Last month, 23 million American households had a difficult choice to make. Do they keep their internet access, or do they forgo having this utility because of rising costs?

This is because the Affordable Connectivity Program (ACP), the signature broadband access initiative from the Biden administration, has run out of money. Passed under the Bipartisan Infrastructure Law in 2021, qualifying low-income households received a monthly $30 to $75 subsidy to cover internet service.

Unless Congress acts and appropriates more funding, millions are losing their connection to work, education and other essential daily functions. This includes more than 2.9 million California households who have benefited from the ACP.

Closing the digital divide has long plagued policymakers who have strived to connect more Americans to this vital service. Despite a record number of Californians having access to the internet, for example, approximately 6% of Black, Latino and low-income households continue to lack internet.

With the ACP now expired, families across the nation will undoubtedly sacrifice internet service due to a significant bump in their monthly household expenses. Over 75% of ACP users reported that losing this benefit would either motivate them to change internet plans or drop service entirely.

According to a survey by the Benson Strategy Group, the people who stand to lose the most from this lapsed benefit are military families, seniors and those who live in rural communities.

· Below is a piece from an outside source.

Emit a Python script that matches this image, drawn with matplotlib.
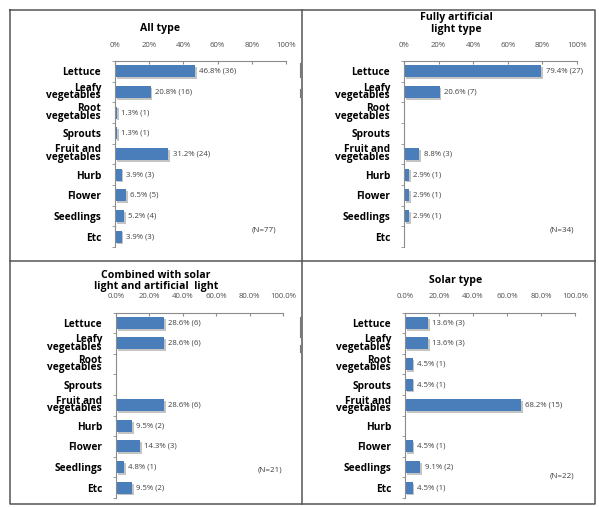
import matplotlib
matplotlib.use("Agg")
import matplotlib.pyplot as plt
import matplotlib.patheffects as pe
from matplotlib.lines import Line2D

plt.rcParams["font.family"] = ["Open Sans", "DejaVu Sans"]

categories = ["Lettuce", "Leafy\nvegetables", "Root\nvegetables", "Sprouts",
              "Fruit and\nvegetables", "Hurb", "Flower", "Seedlings", "Etc"]

all_pct = [46.8, 20.8, 1.3, 1.3, 31.2, 3.9, 6.5, 5.2, 3.9]
all_n = [36, 16, 1, 1, 24, 3, 5, 4, 3]

artificial_pct = [79.4, 20.6, 0, 0, 8.8, 2.9, 2.9, 2.9, 0]
artificial_n = [27, 7, 0, 0, 3, 1, 1, 1, 0]

combined_pct = [28.6, 28.6, 0, 0, 28.6, 9.5, 14.3, 4.8, 9.5]
combined_n = [6, 6, 0, 0, 6, 2, 3, 1, 2]

solar_pct = [13.6, 13.6, 4.5, 4.5, 68.2, 0, 4.5, 9.1, 4.5]
solar_n = [3, 3, 1, 1, 15, 0, 1, 2, 1]

ticks = [0, 20, 40, 60, 80, 100]
ticklabels_int = ["0%", "20%", "40%", "60%", "80%", "100%"]
ticklabels_dec = ["0.0%", "20.0%", "40.0%", "60.0%", "80.0%", "100.0%"]

W, H = 599, 507
BLUE = "#4a7ebb"
GRID = "#8c8c8c"

fig = plt.figure(figsize=(W / 100, H / 100), dpi=100)


def px_axes(x0, x1, y0, y1):
    return fig.add_axes([x0 / W, 1 - y1 / H, (x1 - x0) / W, (y1 - y0) / H])


def panel(rect, pct, counts, tlabels, n_label, n_pos):
    ax = px_axes(*rect)
    ys = list(range(len(categories)))
    bars = ax.barh(ys, pct, height=0.58, color=BLUE, edgecolor="none")
    for b in bars:
        b.set_path_effects([pe.SimplePatchShadow(offset=(1.3, -1.3),
                                                 shadow_rgbFace="#c4c4c4", alpha=1.0),
                            pe.Normal()])
    for y, v, c in zip(ys, pct, counts):
        if v > 0:
            ax.text(v + 2.5, y, f"{v:.1f}% ({c})", va="center", ha="left",
                    fontsize=5.6, color="#404040")
    ax.set_xlim(0, 100)
    ax.set_ylim(8.5, -0.5)
    ax.xaxis.tick_top()
    ax.set_xticks(ticks)
    ax.set_xticklabels(tlabels, fontsize=5.6, color="#505050")
    ax.tick_params(axis="x", direction="in", length=2, color=GRID, pad=9)
    ax.set_yticks(ys)
    ax.set_yticklabels(categories, fontsize=7.3, fontweight="bold",
                       linespacing=0.58, multialignment="right")
    ax.tick_params(axis="y", length=0, pad=10)
    ax.set_yticks([y - 0.5 for y in ys] + [8.5], minor=True)
    ax.tick_params(axis="y", which="minor", length=2.5, color=GRID, direction="out")
    for s in ["right", "bottom"]:
        ax.spines[s].set_visible(False)
    for s in ["left", "top"]:
        ax.spines[s].set_color(GRID)
        ax.spines[s].set_linewidth(0.8)
    fig.text(n_pos[0] / W, 1 - n_pos[1] / H, n_label, fontsize=5.8,
             color="#404040", ha="center", va="center")
    return ax


panel((115, 286, 61, 247), all_pct, all_n, ticklabels_int, "(N=77)", (264, 230))
panel((404, 577, 61, 247), artificial_pct, artificial_n, ticklabels_int, "(N=34)", (562, 230))
panel((116, 283, 312.5, 498), combined_pct, combined_n, ticklabels_dec, "(N=21)", (270, 470))
panel((405, 575, 312.5, 498), solar_pct, solar_n, ticklabels_dec, "(N=22)", (562, 476))

title_kw = dict(fontsize=7.6, fontweight="bold", ha="center", va="center")
fig.text(160 / W, 1 - 29 / H, "All type", **title_kw)
fig.text(456 / W, 1 - 23.5 / H, "Fully artificial\nlight type", linespacing=1.05, **title_kw)
fig.text(156 / W, 1 - 281 / H, "Combined with solar\nlight and artificial  light",
         linespacing=1.05, **title_kw)
fig.text(456 / W, 1 - 281 / H, "Solar type", **title_kw)

# outer frame and dividers
frame = "#555555"
def fline(xs, ys, **kw):
    fig.add_artist(Line2D([x / W for x in xs], [1 - y / H for y in ys],
                          color=kw.get("color", frame), lw=kw.get("lw", 1.1)))

fline([10, 595, 595, 10, 10], [10, 10, 504, 504, 10])
fline([302, 302], [10, 504])
fline([10, 595], [261, 261])
# small leftover marks near the divider
for y0, y1 in [(63, 77), (89, 97), (317, 337), (345, 352)]:
    fline([300, 300], [y0, y1], color="#777777", lw=0.8)

fig.savefig("out.png", dpi=100, facecolor="white")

This should concern us all because losing internet access is not merely a problem for any specific individual, household or demographic group. It will have ripple effects across our nation that all of us must appreciate and acknowledge.

In an analysis by the Chamber of Progress, the expiration of the ACP will have a significant impact on our economy. When more employment opportunities have become reliant on having access to the internet, losing this benefit will disrupt work opportunities or prevent access to them altogether. The potential for lost wages, as a result, stands at $10 billion annually.

In our health system, internet service has become the key in scheduling appointments, refilling prescriptions and seeking preventative care. Programs such as the ACP have facilitated greater access to health, resulting in an annual $300 in savings for individuals using telehealth services. Without continued internet access, we place our country’s health at risk.

Fortunately, there are tangible solutions on the table to address this problem. U.S. Sens. Alex Padilla and LaPhonza Butler recently co-sponsored the Affordable Connectivity Program Extension Act that would provide an additional $7 billion to keep the program running.